It’s a satisfying number, 14.
It’s an even number but is the sum of two uneven numbers (7 being the best number ever IMHO)
14 is the number of lines in a sonnet and is the number of Beethoven’s beloved “Moonlight” piano sonata.
In days it’s a fortnight which is the perfect length for a holiday.
It’s the number of stations of the cross and it’s one number more than the unlucky 13.
In 1980, 14 was the best age to be.
My friends and I were smoking enthusiastically, learning to drive and arranging our own social lives which started to include boys.
At school it was accepted that it was the year for maximum hijinks, not being the babies anymore and also not having to worry about sitting School Cert.
Our year group didn’t disappoint and earned more detentions and fatigues than any previous year had done. We exceeded expectations and not in a good way.
It’s the current age of my son, who I’m very relieved to say is far less rambunctious than his mother and her terrible friends.
And it’s the school year of my daughter. That’s right – Claudia is in Year 14.
She’s done years 1-13 and she’s back at school for another year. So when people ask what year she’s in at school it’s 14.
Here in New Zealand people like Claudia can stay at school until they are 21 (year 17!)
But much as she loves it, I don’t think she’ll be staying that long.
While there is currently no real plan ~ the idea of her being there in year 17 by default because I haven’t organized anything different is an incentive to plan something else for her by then.
Her Facebook feed is currently filled with pictures of her peers and their families, posing at home, at airports, in front of universities and over-excitedly in tiny bedrooms in tiny halls of residences.
They are off in a whirlwind of breathless independence, embarking on studies and careers as diverse as they are.
What they have done is Left Home.
Their parents appear wistful and reflective.
Those years have gone ~ “where did they go?!” they cry.
Their babies have gone and the “freedom” they now have from each other seems to hurt a bit more than they thought it might.
I don’t have that yet.
Claudia’s year 14 timetable is pretty much like her year 13 timetable- which suits her perfectly.
Today for instance, being a Tuesday, her timetable is
Move- Dance until morning tea time.
Then it’s News.
Then Music and Movement.
Then after lunch it’s a Disco until home-time.
It’s 30 degrees here today. That’s a lot of dancing in a day. She’ll sleep well tonight.
But today being a Tuesday, she won’t be sleeping here.
Because at 18, in year 14, we are ready for the first steps toward independence and Claudia has Tuesday nights with “Nata” and her family. She also has an overnighter there every second Friday night
Claudia’s “leaving home” at this point is three nights per fortnight with another family.
It’s a revelation! I’m overwhelmed with freedom!
I’ve been to the movies, we’ve been out to dinner, we’ve been to a wedding and we’ve sat and stared at each other at home and revelled in the fact no-one has had to get up and down to tend to her.
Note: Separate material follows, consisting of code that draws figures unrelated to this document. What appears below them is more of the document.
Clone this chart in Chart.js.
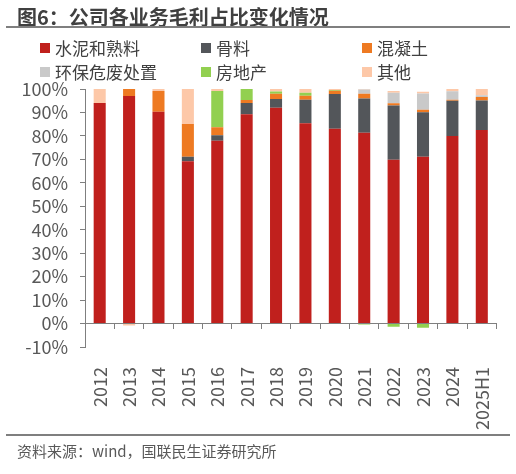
<!DOCTYPE html>
<html>
<head>
<meta charset="utf-8">
<script src="https://cdn.jsdelivr.net/npm/chart.js@4.4.0/dist/chart.umd.min.js"></script>
<style>
  html, body { margin: 0; padding: 0; background: #fff; }
  body { width: 516px; height: 474px; position: relative; overflow: hidden; font-family: "Noto Sans CJK SC", "Noto Sans", sans-serif; }
  #titre { position: absolute; left: 17px; top: 2px; font-size: 20px; font-weight: bold; color: #404040; white-space: nowrap; }
  .trait { position: absolute; left: 6px; width: 504px; height: 2px; background: #7f7f7f; }
  .leg { position: absolute; font-size: 17px; color: #404040; white-space: nowrap; line-height: 20px; }
  .leg i { position: absolute; left: -15px; top: 5px; width: 10px; height: 10px; }
  #source { position: absolute; left: 17px; top: 440px; font-size: 15px; color: #595959; white-space: nowrap; }
  #zone { position: absolute; left: 0; top: 0; width: 516px; height: 474px; }
</style>
</head>
<body>
<div id="zone"><canvas id="chartMarge"></canvas></div>
<div id="titre">图6：公司各业务毛利占比变化情况</div>
<div class="trait" style="top:26px"></div>
<div id="legende"></div>
<div class="trait" style="top:434px"></div>
<div id="source">资料来源：wind，国联民生证券研究所</div>
<script>
const annees = ["2012", "2013", "2014", "2015", "2016", "2017", "2018", "2019", "2020", "2021", "2022", "2023", "2024", "2025H1"];
const ciment = [94.0, 97.0, 90.3, 69.2, 77.9, 89.2, 92.0, 85.4, 83.1, 81.4, 69.8, 71.1, 80.0, 82.5];
const granulats = [0, 0, 0, 1.9, 2.4, 4.8, 3.7, 10.0, 14.8, 14.6, 23.2, 19.0, 15.0, 12.6];
const beton = [0, 3.0, 8.8, 14.0, 3.4, 1.3, 2.3, 1.7, 1.4, 2.0, 0.9, 1.1, 0.4, 1.5];
const dechets = [0, 0, 0, 0, 0, 0, 0, 0, 0, 1.8, 4.5, 6.9, 3.6, 0.7];
const immobilier = [0, 0, 0, 0, 15.4, 4.7, 0.9, 1.3, 0.3, -0.4, -1.4, -1.8, 0, 0];
const autres = [6.0, -0.8, 0.9, 14.9, 0.9, 0, 1.1, 1.6, 0.4, 0.2, 0.7, 0.7, 1.0, 2.7];
const yTicks = [-10, 0, 10, 20, 30, 40, 50, 60, 70, 80, 90, 100];

const series = [
  { label: "水泥和熟料", data: ciment, color: "#c0201d" },
  { label: "骨料", data: granulats, color: "#53565a" },
  { label: "混凝土", data: beton, color: "#ee7a22" },
  { label: "环保危废处置", data: dechets, color: "#c9c9c9" },
  { label: "房地产", data: immobilier, color: "#92d050" },
  { label: "其他", data: autres, color: "#fdc8a8" },
];

// légende en grille 3 colonnes, comme l'original
const colsX = [55, 216, 377];
const rowsY = [38, 62];
document.getElementById("legende").innerHTML = series
  .map((s, i) => {
    const x = colsX[i % 3];
    const y = rowsY[Math.floor(i / 3)];
    return `<div class="leg" style="left:${x}px;top:${y}px"><i style="background:${s.color}"></i>${s.label}</div>`;
  })
  .join("");

const police = "'Noto Sans CJK SC', 'Noto Sans', sans-serif";

new Chart(document.getElementById("chartMarge"), {
  type: "bar",
  data: {
    labels: annees,
    datasets: series.map((s) => ({
      label: s.label,
      data: s.data,
      backgroundColor: s.color,
      borderWidth: 0,
      barPercentage: 0.41,
      categoryPercentage: 1,
    })),
  },
  options: {
    responsive: true,
    maintainAspectRatio: false,
    animation: false,
    layout: { padding: { left: 0, top: 89, right: 17, bottom: 0 } },
    scales: {
      x: {
        stacked: true,
        grid: { display: false },
        border: { display: false },
        ticks: {
          font: { family: police, size: 18 },
          color: "#595959",
          minRotation: 90,
          maxRotation: 90,
          padding: 12,
          autoSkip: false,
        },
        afterFit: (s) => { s.height = 127; },
      },
      x2: {
        type: "category",
        labels: annees,
        position: { y: 0 },
        offset: true,
        grid: { offset: true, drawOnChartArea: false, tickLength: 5, color: "#7f7f7f" },
        border: { display: true, color: "#7f7f7f" },
        ticks: { display: false },
      },
      y: {
        stacked: true,
        min: -10,
        max: 100,
        afterBuildTicks: (s) => { s.ticks = yTicks.map((v) => ({ value: v })); },
        grid: { drawOnChartArea: false, tickLength: 5, color: "#7f7f7f" },
        border: { display: true, color: "#7f7f7f" },
        ticks: {
          font: { family: police, size: 18 },
          color: "#595959",
          padding: 12,
          autoSkip: false,
          callback: (v) => v + "%",
        },
        afterFit: (s) => { s.width = 85; },
      },
    },
    plugins: {
      legend: { display: false },
      tooltip: { enabled: false },
    },
  },
});
</script>
</body>
</html>
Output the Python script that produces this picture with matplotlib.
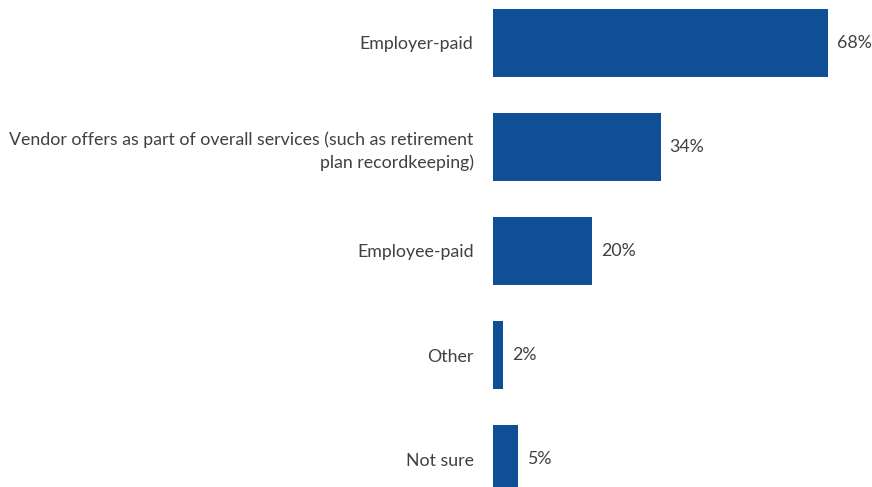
import matplotlib
matplotlib.use("Agg")
import matplotlib.pyplot as plt

categories = [
    "Employer-paid",
    "Vendor offers as part of overall services (such as retirement\nplan recordkeeping)",
    "Employee-paid",
    "Other",
    "Not sure",
]
values = [68, 34, 20, 2, 5]

plt.rcParams['font.family'] = ['Lato', 'DejaVu Sans']

fig = plt.figure(figsize=(8.72, 4.87), dpi=100)
ax = fig.add_axes([493 / 872, 0, 379 / 872, 1])

bar_color = '#0F4F96'
text_color = '#404040'

pos = list(range(len(categories)))
ax.barh(pos, values, height=0.65, color=bar_color)

for p, v in zip(pos, values):
    ax.annotate(f"{v}%", (v, p), xytext=(6.5, 0), textcoords="offset points",
                va='center', ha='left', fontsize=12.8, color=text_color)

ax.set_yticks(pos)
ax.set_yticklabels(categories, fontsize=12.8, color=text_color, linespacing=1.45)
ax.tick_params(axis='y', length=0, pad=14)
ax.set_xticks([])
for s in ax.spines.values():
    s.set_visible(False)

ax.set_xlim(0, 379 / 4.93)
ax.set_ylim(4.269, -0.413)

fig.savefig("out.png", dpi=100)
Like other parents who might wistfully wonder if their children are missing them a little bit, I waited to hear she was a bit sad, or asking for me. That never happened.
When I do enquire I’m sent pictures of Claudia tucked up cheerily in her “other” bedroom, surrounded by toys and happiness from her “other” family and I have to accept there is now a whole part of her life that I’m not part of. It’s hers – not mine.
This is what independence looks and feels like.
So while nothing happens in a hurry with Claudia, and her “last year” at school is more like 8 terms than 4, we have begun the process, long and uncertain as it is, of her leaving home.
One of my early blogs talked about the seven year times of massive widening gap between Claudia and her peers ; the ages of 7,14 and 21.
Now that we’re there I’d add this “Year 14” year as well, where her peers are suddenly a million miles from where she’s at. It’s a reminder of the differences. When other people exclaim at how quickly it all goes we sigh and think “no”.
But at least we have taken the first steps. Thanks to an amazing woman and her gorgeous family, we are beginning to imagine a future where Claudia “the Dominator” doesn’t actually dominate everything in our lives and moves a little further toward independence from us.
So far, we’re the ones in shock at the adjustment. Just like the other parents.
Claudia, like her peers, is thriving.
So maybe our road is longer and more winding than most people’s, and we’re certainly more tortoise than hare on that road – but there is finally the glimmer of the promise of a finish line, whatever and wherever that may end up being.